The paper continues, telling a sorry tale of studies that don’t really demonstrate much about the effectiveness of differentiation. Most of the studies the authors could find are just surveys. Hardly any involve secondary school students. There are unsurprising findings such as that, “teachers who believe in the value of differentiation and its role in addressing equity concerns are more prepared to engage in it,” which do not address the question of whether differentiation works. Even then, the studies are, “undermined by methodological weaknesses.” The authors note that the, “…gap in the research on differentiation signals a potential problem, given the ubiquity of differentiation as a concept and its adoption by education systems and accreditation systems.” Well, yes.
The authors conclude that, “The diversity of focus… prevents comparison of findings and weakens the evidential basis to make claims of either differentiation’s effectiveness or indeed its ineffectiveness.” OK, so we haven’t found evidence of the Loch Ness Monster but neither have we found evidence that the Loch Ness Monster does not exist.

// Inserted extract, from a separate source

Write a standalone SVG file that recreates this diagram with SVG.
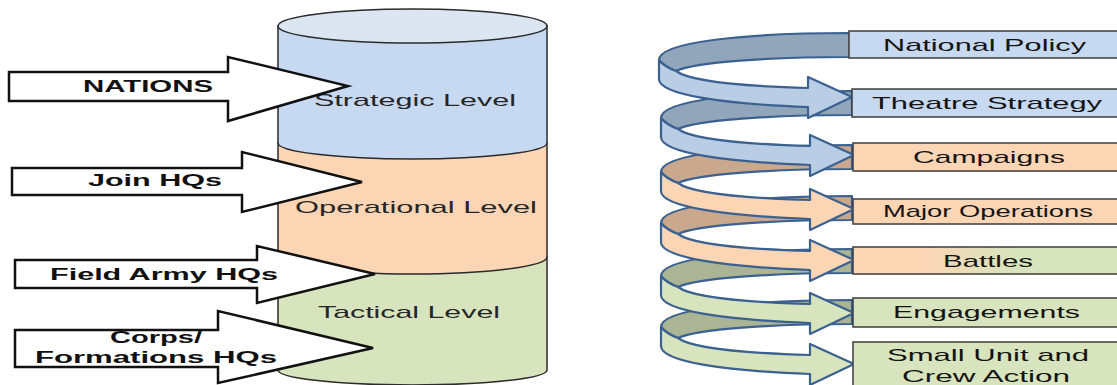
<svg xmlns="http://www.w3.org/2000/svg" width="1117" height="385" viewBox="0 0 1117 385">
  <defs>
    <style>
      .cyl { stroke: #2b2b2b; stroke-width: 1.5; }
      .blk { fill: #ffffff; stroke: #111111; stroke-width: 2.5; stroke-linejoin: miter; }
      .blbl { font-family: "Liberation Sans", Arial, sans-serif; font-weight: bold; font-size: 16px; fill: #111111; }
      .lvl { font-family: "Liberation Sans", Arial, sans-serif; font-size: 17px; fill: #262626; }
      .box { stroke: #3c3c3c; stroke-width: 1.5; }
      .btxt { font-family: "Liberation Sans", Arial, sans-serif; font-size: 17px; fill: #141414; }
      .loop { stroke: #3b6190; stroke-width: 2.2; stroke-linejoin: round; }
      .blue-f { fill: #b9cde5; } .blue-b { fill: #92a6bb; }
      .peach-f { fill: #fcd5b5; } .peach-b { fill: #c9a88e; }
      .green-f { fill: #d7e4bd; } .green-b { fill: #abb596; }
    </style>
    <linearGradient id="battleFill" x1="0" y1="0" x2="1" y2="0">
      <stop offset="0" stop-color="#fcd5b5"/>
      <stop offset="0.25" stop-color="#fcd5b5"/>
      <stop offset="0.6" stop-color="#d7e4bd"/>
      <stop offset="1" stop-color="#d7e4bd"/>
    </linearGradient>
    <!-- one turn of the spiral ribbon: back face, then front face with arrowhead -->
    <path id="loopBack" d="M850,33 C745,33 659,42 659,60 C662,64 668,68 676,71 C695,62 770,57 850,57 Z"/>
    <path id="loopFront" d="M659,60 L659,79 C659,95 725,104 808,107 L808,118 L852,97 L808,77 L808,88 C735,86 688,80 676,71 C668,68 662,64 659,60 Z"/>
  </defs>

  <rect width="1117" height="385" fill="#ffffff"/>

  <!-- stacked cylinder of command levels -->
  <g id="cylinder">
    <g id="tactical-level">
      <path class="cyl" fill="#d7e4bd" d="M278,257 L278,370 A134.5,15 0 0 0 547,370 L547,257 Z"/>
      <text class="lvl" x="318" y="318" textLength="182" lengthAdjust="spacingAndGlyphs">Tactical Level</text>
    </g>
    <g id="operational-level">
      <path class="cyl" fill="#fcd5b5" d="M278,143 L278,257 A134.5,17 0 0 0 547,257 L547,143 Z"/>
      <text class="lvl" x="295" y="213" textLength="242" lengthAdjust="spacingAndGlyphs">Operational Level</text>
    </g>
    <g id="strategic-level">
      <path class="cyl" fill="#c6d9f1" d="M278,26 L278,143 A134.5,16 0 0 0 547,143 L547,26 Z"/>
      <ellipse class="cyl" fill="#dce6f2" cx="412.5" cy="26" rx="134.5" ry="17"/>
      <text class="lvl" x="314" y="106" textLength="202" lengthAdjust="spacingAndGlyphs">Strategic Level</text>
    </g>
  </g>

  <!-- block arrows naming the headquarters at each level -->
  <g id="arrow-nations">
    <polygon class="blk" points="9,72 228,72 228,57 348,86 228,121 228,101 9,101"/>
    <text class="blbl" x="83" y="92" textLength="130" lengthAdjust="spacingAndGlyphs">NATIONS</text>
  </g>
  <g id="arrow-join-hqs">
    <polygon class="blk" points="12,168 242,168 242,152 362,182 242,212 242,195 12,195"/>
    <text class="blbl" x="88" y="186" textLength="134" lengthAdjust="spacingAndGlyphs">Join HQs</text>
  </g>
  <g id="arrow-field-army">
    <polygon class="blk" points="15,260 257,260 257,246 375,274 257,303 257,288 15,288"/>
    <text class="blbl" x="50" y="280" textLength="228" lengthAdjust="spacingAndGlyphs">Field Army HQs</text>
  </g>
  <g id="arrow-corps">
    <polygon class="blk" points="15,330 218,330 218,311 373,348 218,383 218,367 15,367"/>
    <text class="blbl" x="110" y="343" textLength="92" lengthAdjust="spacingAndGlyphs">Corps/</text>
    <text class="blbl" x="35" y="363" textLength="242" lengthAdjust="spacingAndGlyphs">Formations HQs</text>
  </g>

  <!-- spiral connectors, lowest turn first so each upper arrow lies on the turn below -->
  <g id="connectors">
    <g transform="translate(2,267)">
      <use href="#loopBack" class="loop green-b"/>
      <use href="#loopFront" class="loop green-f"/>
    </g>
    <g transform="translate(2,216)">
      <use href="#loopBack" class="loop green-b"/>
      <use href="#loopFront" class="loop green-f"/>
    </g>
    <g transform="translate(2,163)">
      <use href="#loopBack" class="loop peach-b"/>
      <use href="#loopFront" class="loop peach-f"/>
    </g>
    <g transform="translate(2,112)">
      <use href="#loopBack" class="loop peach-b"/>
      <use href="#loopFront" class="loop peach-f"/>
    </g>
    <g transform="translate(2,58)">
      <use href="#loopBack" class="loop blue-b"/>
      <use href="#loopFront" class="loop blue-f"/>
    </g>
    <g transform="translate(0,0)">
      <use href="#loopBack" class="loop blue-b"/>
      <use href="#loopFront" class="loop blue-f"/>
    </g>
  </g>

  <!-- hierarchy of military activity -->
  <g id="national-policy">
    <rect class="box" fill="#c6d9f1" x="849" y="31" width="275" height="27"/>
    <text class="btxt" x="883" y="51" textLength="203" lengthAdjust="spacingAndGlyphs">National Policy</text>
  </g>
  <g id="theatre-strategy">
    <rect class="box" fill="#c6d9f1" x="852" y="89" width="272" height="28"/>
    <text class="btxt" x="872" y="109" textLength="230" lengthAdjust="spacingAndGlyphs">Theatre Strategy</text>
  </g>
  <g id="campaigns">
    <rect class="box" fill="#fcd5b5" x="853" y="143" width="271" height="28"/>
    <text class="btxt" x="913" y="163" textLength="152" lengthAdjust="spacingAndGlyphs">Campaigns</text>
  </g>
  <g id="major-operations">
    <rect class="box" fill="#fcd5b5" x="853" y="199" width="271" height="25"/>
    <text class="btxt" x="883" y="217" font-size="15.5" textLength="210" lengthAdjust="spacingAndGlyphs">Major Operations</text>
  </g>
  <g id="battles">
    <rect class="box" fill="url(#battleFill)" x="853" y="247" width="271" height="27"/>
    <text class="btxt" x="943" y="267" textLength="90" lengthAdjust="spacingAndGlyphs">Battles</text>
  </g>
  <g id="engagements">
    <rect class="box" fill="#d7e4bd" x="853" y="298" width="271" height="29"/>
    <text class="btxt" x="893" y="318" textLength="187" lengthAdjust="spacingAndGlyphs">Engagements</text>
  </g>
  <g id="small-unit">
    <rect class="box" fill="#d7e4bd" x="853" y="342" width="271" height="55"/>
    <text class="btxt" x="887" y="361" textLength="202" lengthAdjust="spacingAndGlyphs">Small Unit and</text>
    <text class="btxt" x="902" y="382" textLength="168" lengthAdjust="spacingAndGlyphs">Crew Action</text>
  </g>
</svg>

So there’s that to hold on to.
This sequence of events, discussions and debates raises a number of points.
Firstly, we have gone from an ‘explainer’ about differentiation written by researchers to a point where the same researchers admit that there are actually a plethora of interpretations of what it means. Given their prior commitment to differentiation, Graham and colleagues should be commended for the intellectual honesty and integrity with which they have researched this question.
We also need to move on from the pantomime where anyone who questions differentiation is accused of incitement to break the law. It is now established that there may be legitimate questions and concerns.
And finally, why are we pinning so much on differentiation at the policy level when the evidence base is so thin? And why are we teaching trainee teachers that must differentiate? Why is it in our teaching standards?
I’ve been involved in this debate for at least six years. It is now time to think again.